Environment Variable Configuration
Key parameters should be configurable through environment variables, including:
- Database connection details
- Ethereum node URL and connection type
- Starting block number
- Confirmation block requirement
- Polling interval between synchronization cycles
This approach allows deployment across different environments without code modifications.
Performance Optimization Settings
The indexer should include tunable parameters for performance optimization, such as:
- Confirmation block settings to prevent reorg issues
- Polling intervals to balance resource usage and data freshness
- Batch processing options for historical data indexing
- Logging verbosity levels for debugging and monitoring
Frequently Asked Questions
What is an Ethereum indexer and why is it useful?
An Ethereum indexer is a system that processes blockchain data into a structured database format, enabling efficient querying of transaction information.
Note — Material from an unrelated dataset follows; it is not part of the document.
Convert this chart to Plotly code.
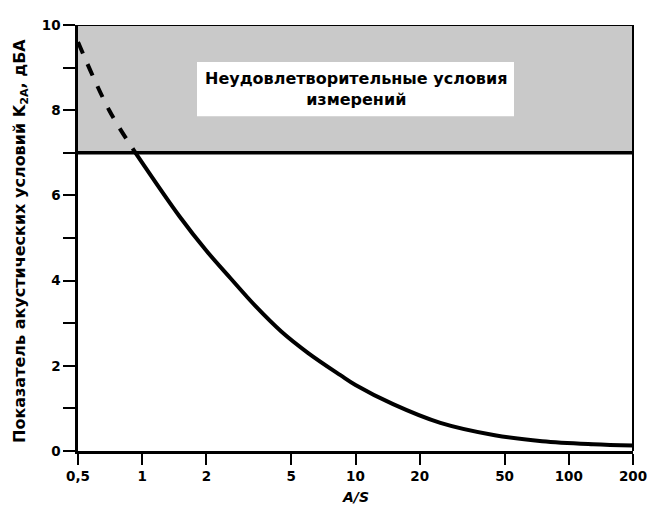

Instead of scanning the entire blockchain for specific address activity, applications can query the indexed database for significantly faster response times, making it essential for wallets, explorers, and analytics platforms.
How does the indexer handle different types of transactions?
The indexer processes both standard ETH transfers and smart contract interactions. For ERC-20 token transfers, it parses the transaction input data to extract recipient addresses and transfer values using the method signature 0xa9059cbb. The system also captures transaction status (success/failure) for blocks after the Byzantium fork.
What database systems are suitable for Ethereum indexing?
PostgreSQL is commonly used due to its reliability, performance with structured data, and advanced indexing capabilities. However, other SQL databases like MySQL or time-series databases like TimescaleDB can also be effective depending on the specific query patterns and scalability requirements.
How does the indexer manage chain reorganizations?
The implementation includes a confirmation block setting that delays indexing until a specified number of confirmations have occurred. Additionally, the system periodically checks and can remove the last indexed block if necessary, providing a basic mechanism to handle minor chain reorganizations.
Can this indexer be used with Ethereum testnets?
Yes, the indexer can connect to any Ethereum-compatible network including testnets like Goerli or Sepolia by simply changing the node URL. The same logic applies, though gas prices and block times will differ from mainnet.
What are the hardware requirements for running an Ethereum indexer?
Requirements depend on the indexing scope and performance needs. A full historical index requires substantial storage (hundreds of GB to TBs), while memory and CPU needs are moderate. SSD storage significantly improves database performance for query operations.